WORK TO COMPLETE - Without the pictures, set down every line of the data exactly.

— START OF SUPPLIED INFORMATION —

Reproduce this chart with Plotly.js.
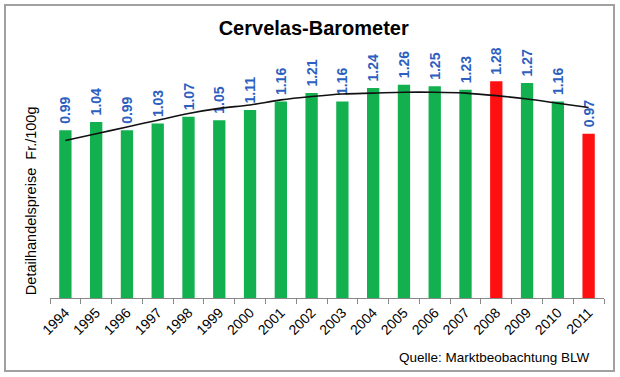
<!DOCTYPE html>
<html>
<head>
<meta charset="utf-8">
<script src="https://cdn.plot.ly/plotly-3.0.1.min.js"></script>
<style>
  html, body { margin: 0; padding: 0; background: #fff; }
  #wrap { position: relative; width: 620px; height: 377px; }
  #chart { width: 620px; height: 377px; }
  #frame { position: absolute; left: 4px; top: 4px; width: 607px; height: 364px;
           border: 2px solid #a0a0a0; pointer-events: none; }
</style>
</head>
<body>
<div id="wrap"><div id="chart"></div><div id="frame"></div></div>
<script>
const years = ['1994','1995','1996','1997','1998','1999','2000','2001','2002',
               '2003','2004','2005','2006','2007','2008','2009','2010','2011'];
const prices = [0.99,1.04,0.99,1.03,1.07,1.05,1.11,1.16,1.21,
                1.16,1.24,1.26,1.25,1.23,1.28,1.27,1.16,0.97];
const trend = [0.93,0.97,1.01,1.05,1.09,1.12,1.14,1.17,1.19,
               1.205,1.21,1.215,1.215,1.21,1.195,1.175,1.15,1.125];
const highlightYears = ['2008','2011'];

const GREEN = '#12b04f', RED = '#ff1010', BLUE = '#2d5fc0';
const FONT = 'Liberation Sans, Arial, sans-serif';

const bars = {
  type: 'bar', x: years, y: prices,
  marker: { color: years.map(y => highlightYears.includes(y) ? RED : GREEN) },
  width: 0.4,
  texttemplate: '<b>\u2005%{y:.2f}</b>', textposition: 'outside', textangle: -90,
  constraintext: 'none', cliponaxis: false,
  outsidetextfont: { family: FONT, size: 14, color: BLUE },
  hoverinfo: 'skip'
};
const line = {
  type: 'scatter', mode: 'lines', x: years, y: trend,
  line: { color: '#111', width: 1.6, shape: 'spline' }, hoverinfo: 'skip', cliponaxis: false
};

const layout = {
  width: 620, height: 377,
  margin: { l: 50, r: 16, t: 44, b: 79 },
  paper_bgcolor: '#fff', plot_bgcolor: '#fff',
  showlegend: false,
  font: { family: FONT, color: '#000' },
  title: { text: '<b>Cervelas-Barometer</b>', font: { family: FONT, size: 20, color: '#000' },
           xref: 'container', x: 0.506, xanchor: 'center', yref: 'container', y: 0.925, yanchor: 'middle' },
  xaxis: {
    type: 'category', tickson: 'boundaries', ticks: 'outside', ticklen: 5, tickcolor: '#888',
    showline: true, linecolor: '#888', linewidth: 1, showgrid: false,
    tickangle: -45, tickfont: { family: FONT, size: 14, color: '#000' }
  },
  yaxis: { visible: false, range: [0, 1.5], showgrid: false, zeroline: false },
  annotations: [
    { text: 'Detailhandelspreise  Fr./100g', xref: 'paper', yref: 'paper',
      x: -0.034, y: 0.382, xanchor: 'center', yanchor: 'middle', textangle: -90,
      showarrow: false, font: { family: FONT, size: 14.5, color: '#000' } },
    { text: 'Quelle: Marktbeobachtung BLW', xref: 'paper', yref: 'paper',
      x: 0.979, y: -0.236, xanchor: 'right', yanchor: 'middle',
      showarrow: false, font: { family: FONT, size: 13.5, color: '#000' } }
  ]
};

Plotly.newPlot('chart', [bars, line], layout, { displayModeBar: false, staticPlot: true });
</script>
</body>
</html>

— END OF SUPPLIED INFORMATION —

OUTPUT FOR THIS EXERCISE -
Reproduce this chart with Plotly.js.
<!DOCTYPE html>
<html>
<head>
<meta charset="utf-8">
<script src="https://cdn.plot.ly/plotly-3.0.1.min.js"></script>
<style>
  html, body { margin: 0; padding: 0; background: #fff; }
  #wrap { position: relative; width: 620px; height: 377px; }
  #chart { width: 620px; height: 377px; }
  #frame { position: absolute; left: 4px; top: 4px; width: 607px; height: 364px;
           border: 2px solid #a0a0a0; pointer-events: none; }
</style>
</head>
<body>
<div id="wrap"><div id="chart"></div><div id="frame"></div></div>
<script>
const years = ['1994','1995','1996','1997','1998','1999','2000','2001','2002',
               '2003','2004','2005','2006','2007','2008','2009','2010','2011'];
const prices = [0.99,1.04,0.99,1.03,1.07,1.05,1.11,1.16,1.21,
                1.16,1.24,1.26,1.25,1.23,1.28,1.27,1.16,0.97];
const trend = [0.93,0.97,1.01,1.05,1.09,1.12,1.14,1.17,1.19,
               1.205,1.21,1.215,1.215,1.21,1.195,1.175,1.15,1.125];
const highlightYears = ['2008','2011'];

const GREEN = '#12b04f', RED = '#ff1010', BLUE = '#2d5fc0';
const FONT = 'Liberation Sans, Arial, sans-serif';

const bars = {
  type: 'bar', x: years, y: prices,
  marker: { color: years.map(y => highlightYears.includes(y) ? RED : GREEN) },
  width: 0.4,
  texttemplate: '<b>\u2005%{y:.2f}</b>', textposition: 'outside', textangle: -90,
  constraintext: 'none', cliponaxis: false,
  outsidetextfont: { family: FONT, size: 14, color: BLUE },
  hoverinfo: 'skip'
};
const line = {
  type: 'scatter', mode: 'lines', x: years, y: trend,
  line: { color: '#111', width: 1.6, shape: 'spline' }, hoverinfo: 'skip', cliponaxis: false
};

const layout = {
  width: 620, height: 377,
  margin: { l: 50, r: 16, t: 44, b: 79 },
  paper_bgcolor: '#fff', plot_bgcolor: '#fff',
  showlegend: false,
  font: { family: FONT, color: '#000' },
  title: { text: '<b>Cervelas-Barometer</b>', font: { family: FONT, size: 20, color: '#000' },
           xref: 'container', x: 0.506, xanchor: 'center', yref: 'container', y: 0.925, yanchor: 'middle' },
  xaxis: {
    type: 'category', tickson: 'boundaries', ticks: 'outside', ticklen: 5, tickcolor: '#888',
    showline: true, linecolor: '#888', linewidth: 1, showgrid: false,
    tickangle: -45, tickfont: { family: FONT, size: 14, color: '#000' }
  },
  yaxis: { visible: false, range: [0, 1.5], showgrid: false, zeroline: false },
  annotations: [
    { text: 'Detailhandelspreise  Fr./100g', xref: 'paper', yref: 'paper',
      x: -0.034, y: 0.382, xanchor: 'center', yanchor: 'middle', textangle: -90,
      showarrow: false, font: { family: FONT, size: 14.5, color: '#000' } },
    { text: 'Quelle: Marktbeobachtung BLW', xref: 'paper', yref: 'paper',
      x: 0.979, y: -0.236, xanchor: 'right', yanchor: 'middle',
      showarrow: false, font: { family: FONT, size: 13.5, color: '#000' } }
  ]
};

Plotly.newPlot('chart', [bars, line], layout, { displayModeBar: false, staticPlot: true });
</script>
</body>
</html>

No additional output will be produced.